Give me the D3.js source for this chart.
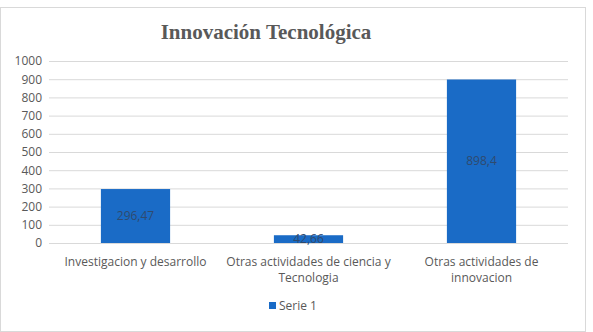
<!DOCTYPE html>
<html><head><meta charset="utf-8">
<script src="https://cdn.jsdelivr.net/npm/d3@7"></script>
<style>body{margin:0;background:#fff}svg{display:block}</style>
</head><body>
<script>
const categories = [["Investigacion y desarrollo"], ["Otras actividades de ciencia y", "Tecnologia"], ["Otras actividades de", "innovacion"]];
const values = [296.47, 42.66, 898.4];
const valueLabels = ["296,47", "42,66", "898,4"];
const yTicks = [0,100,200,300,400,500,600,700,800,900,1000];
const seriesName = "Serie 1";
const title = "Innovación Tecnológica";

const W = 593, H = 332;
const svg = d3.select("body").append("svg").attr("width", W).attr("height", H);
svg.append("rect").attr("x",0.5).attr("y",7.5).attr("width",585).attr("height",H-8)
  .attr("fill","#fff").attr("stroke","#d9d9d9");

const m = {left:49, right:568, top:61, bottom:243};
const x = d3.scaleBand().domain(d3.range(categories.length)).range([m.left, m.right]).paddingInner(0.6).paddingOuter(0.3);
const y = d3.scaleLinear().domain([0,1000]).range([m.bottom, m.top]);

svg.append("text").attr("x",266).attr("y",39).attr("text-anchor","middle")
  .attr("font-family","Liberation Serif, serif").attr("font-weight","bold").attr("font-size",21)
  .attr("fill","#595959").text(title);

const yAxis = svg.append("g").attr("transform",`translate(${m.left},0)`)
  .call(d3.axisLeft(y).tickValues(yTicks).tickFormat(d3.format("d")).tickSize(-(m.right-m.left)).tickPadding(7));
yAxis.select(".domain").remove();
yAxis.selectAll(".tick line").attr("stroke","#d9d9d9");
yAxis.selectAll(".tick text").attr("fill","#595959").attr("font-family","Open Sans, sans-serif").attr("font-size",12);

svg.selectAll("rect.bar").data(values).join("rect").attr("class","bar")
  .attr("x",(d,i)=>x(i)).attr("width",x.bandwidth())
  .attr("y",d=>y(d)).attr("height",d=>y(0)-y(d)).attr("fill","#1a6bc6");

svg.selectAll("text.vl").data(values).join("text").attr("class","vl")
  .attr("x",(d,i)=>x(i)+x.bandwidth()/2).attr("y",d=>(y(d)+y(0))/2+4)
  .attr("text-anchor","middle").attr("font-family","Open Sans, sans-serif").attr("font-size",12)
  .attr("fill","#2f4a6e").text((d,i)=>valueLabels[i]);

const cl = svg.selectAll("text.cl").data(categories).join("text").attr("class","cl")
  .attr("text-anchor","middle").attr("font-family","Open Sans, sans-serif").attr("font-size",12).attr("fill","#595959");
cl.each(function(lines,i){
  d3.select(this).selectAll("tspan").data(lines).join("tspan")
    .attr("x", x(i)+x.bandwidth()/2).attr("y",(d,j)=>266+j*16).text(d=>d);
});

svg.append("rect").attr("x",269).attr("y",302).attr("width",7).attr("height",7).attr("fill","#1a6bc6");
svg.append("text").attr("x",279).attr("y",310).attr("font-family","Open Sans, sans-serif").attr("font-size",12)
  .attr("fill","#595959").text(seriesName);
</script>
</body></html>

#####

**What is being asked:** Locate each line containing the string "this" and show it.

**Task solution:**
Give me the D3.js source for this chart.
  d3.select(this).selectAll("tspan").data(lines).join("tspan")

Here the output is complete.